KA-BAR is excited to introduce the much anticipated John Ek Commando Knife Co. product, the Ek Model 4. This updated version of the old jungle fighting knife is made from 1095 Cro-Van steel and features a parkerized double-edged blade measuring in at 6.45" in length. The textured glass-filled nylon handles are deeply milled for grip and are attached with traditional X-head fasteners and it has an S-shaped guard to prevent you from sliding forward onto the blade. The US-made Celcon sheath is a friction fit design with multiple tie-down points and a nylon retaining strap and belt loop. Every component of this knife is proudly made in the USA and this is both a great knife and a great value.
- Blade Length: 16.38 cm
- Blade Thickness: 3.7 mm
- Handle Length: 14.92 cm
- Overall Length: 31.43 cm
- Blade Material: 1095 Cro-Van
- Blade Style: Double-Edged Spear Point
- Blade Grind: Flat
- Blade Finish: Black Parkerized
- Handle Material: Glass-Filled Nylon
- Sheath: Celcon with Nylon Retention Strap
- Made in the USA
- Parallel Import: Yes
Having read online reviews and knowing that KABAR is a mid-range producer at best, I had lowered expectations. However, the unit that I received was below those. The tip - kind of a design feature in a dagger - was squared off by a few millimeters, the blade was tarnished with what looks like oil residue, and the sheath was unusable until heated and reshaped. I have reshaped the blade, which required me to regrind the edge, and reshaped the sheath.The sheath fit is a KABAR problem and you can work around it relatively easily. The tip could be just because of old stock or a batch that got damaged in storage.

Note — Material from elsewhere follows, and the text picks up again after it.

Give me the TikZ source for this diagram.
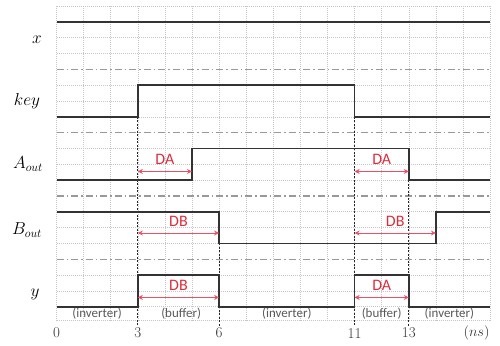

It's a bigger knife than you think. It's a mid-range implementation of some of the basic Applegate Fairbairn design principles, just scaled up a lot. Unlike that knife, the FS or the V42, the blade is thick, broad and imposing and carries very much a basic dagger grind. You're not going to be putting an edge on this much more than it already has, and sharpening it is pretty quickly going to bring you to the thicker part of the blade. The handle is notably longer and, all in all, it doesn't have the delicacy of an FS or the modern Hill Knives iteration. I could be imagining it, but that solidity translates into the hand, where it feels less mobile than you expect. Even the Spartan Blades V14, another modern interpretation of this lineage of knives, and a poster child for "brutal piece of steel", feels more nimble. That's probably down to the profile and the shape of the blade, and because the V14 benefits from dedicated attention from a designer, whereas this is a factory product.
The steel is what it is, and at this price point it's fine. The sheath is the sheath and for reasons known to no-one everyone seems to love Kydex. Overall, I'm not sure whether I like it or not. With an undamaged tip and a different sheath? Maybe. Is it worth blowing some money on to see? Sure. Just don't expect miracles.
FYI: Once Martin at The Knife Guy heard about this, he immediately offered to replace or refund, and that's a good thing. Great service provider. I kept it because I had already ground it down, reprofiled, and sanded the coating off. It's already become something I can experiment on without worrying too much about it.